Given the wide differences between legacy lenses in their autofocus systems, and the large stock of high quality manual focus lenses still around, the camera should be aimed mostly at camera-aided manual focusing. In this mode, the user moves the lens focus ring by hand, while watching both the finder image and some sort of focus bar, meter, tool, whatever, displayed along with the image, that shows the quality of focusing as detected by the camera's sensor. The main focusing help might even be simply a strongly magnified spot of the sensor displayed on the finder screen, to let the user judge proper focus. This spot might be movable over the sensor area, or several such spots could be displayed at the same time, covering all zones of the image. For example, there could be a grid of 9 such magnified focusing spots, each of them having a diameter of around one sixth the image height or width, superimposed at regular intervals on the background finder image. By pressing a dedicated button, the camera would be switched between displaying all nine focus spots, or just one in the center, or none.

Any further help the camera can provide to the user during manual focusing is certainly welcome. For example, catch-in focus is very useful for moving targets. Also, if the camera displays a focusing indicator, it is MUCH more useful to have an indicator showing which way one has to focus, and how out of focus the subject is, than one that only shows whether or not the camera thinks the focus is correct.

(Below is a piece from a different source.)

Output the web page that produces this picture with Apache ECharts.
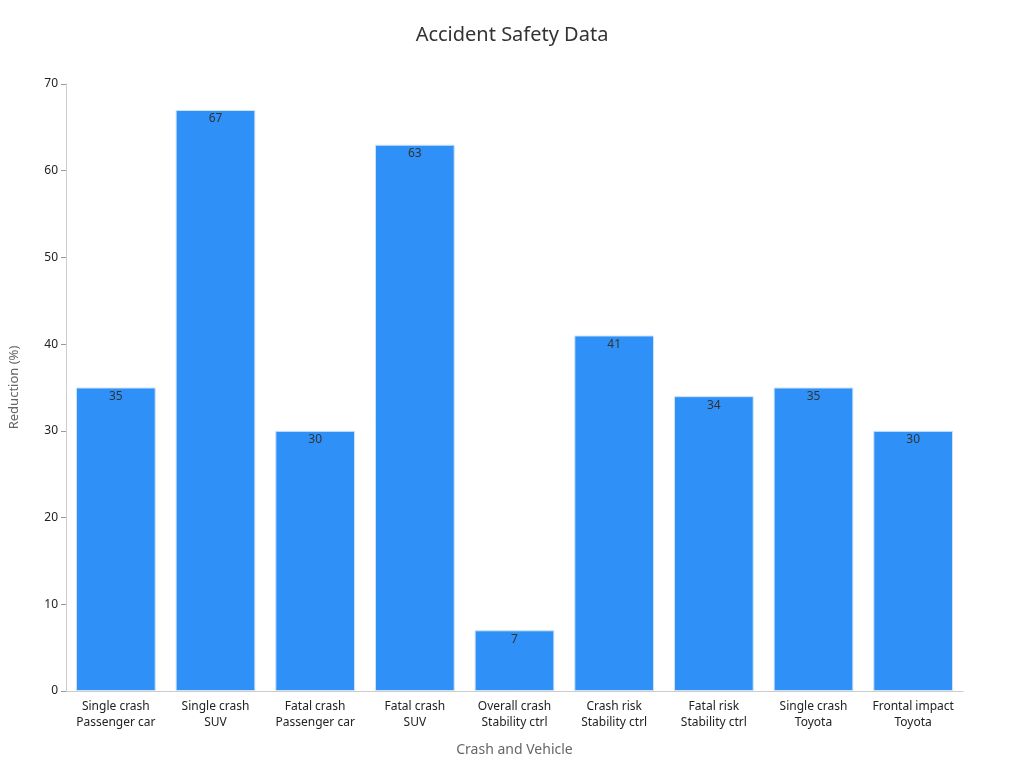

The camera should also provide a simple electrical autofocus interface on its lens mount, allowing dedicated lenses for this camera to contain autofocus motors, and also allowing lens mount adapters for legacy autofocus lenses to either relay the electrical signals, or include a focus motor in the lens interface adapter, depending on the lens type they are made for.
 

Shutter

If technically feasible without image quality degradation, the camera should not have a mechanical shutter, using electronic shuttering instead. This would provide advantages in terms of cost, reliability, noise, and vibration. If this proves unfeasible, a conventional mechanical focal plane shutter would be used. Of course this shutter would be open most of the time, closing only briefly before and after each exposure, to allow setting up and reading out the sensor in darkness.

Shake reduction

The camera should provide shake reduction, either by mechanically moving the sensor, or by electronically shifting the image on the sensor. Evaluation is required of the cost and quality of each method. Input to the shake reduction system should come from both accelerometers and the image itself. To avoid the need of entering the lens focal length into the camera's software after every lens change and after zooming, during pre-exposure the camera can compare the image shift happening on the sensor, to the acceleration data, to calculate the current compensation factor (and focal length, if desired, to store it along with other image data), and then apply the corrected acceleration data alone during exposure.
 

Flash support

A flash built into the camera is not required. The camera should have both a hot shoe, and an industry-standard connector for an external flash. Both flash interfaces should include openly documented functionality for proper camera-flash integration.  Specifically there should be plain simple on/off signals for flash trigger, flash termination (both of them camera-to-flash) and flash charged (flash-to-camera). Additional signals for more advanced flash functions with dedicated flash units might be added, without deleting the basic signals.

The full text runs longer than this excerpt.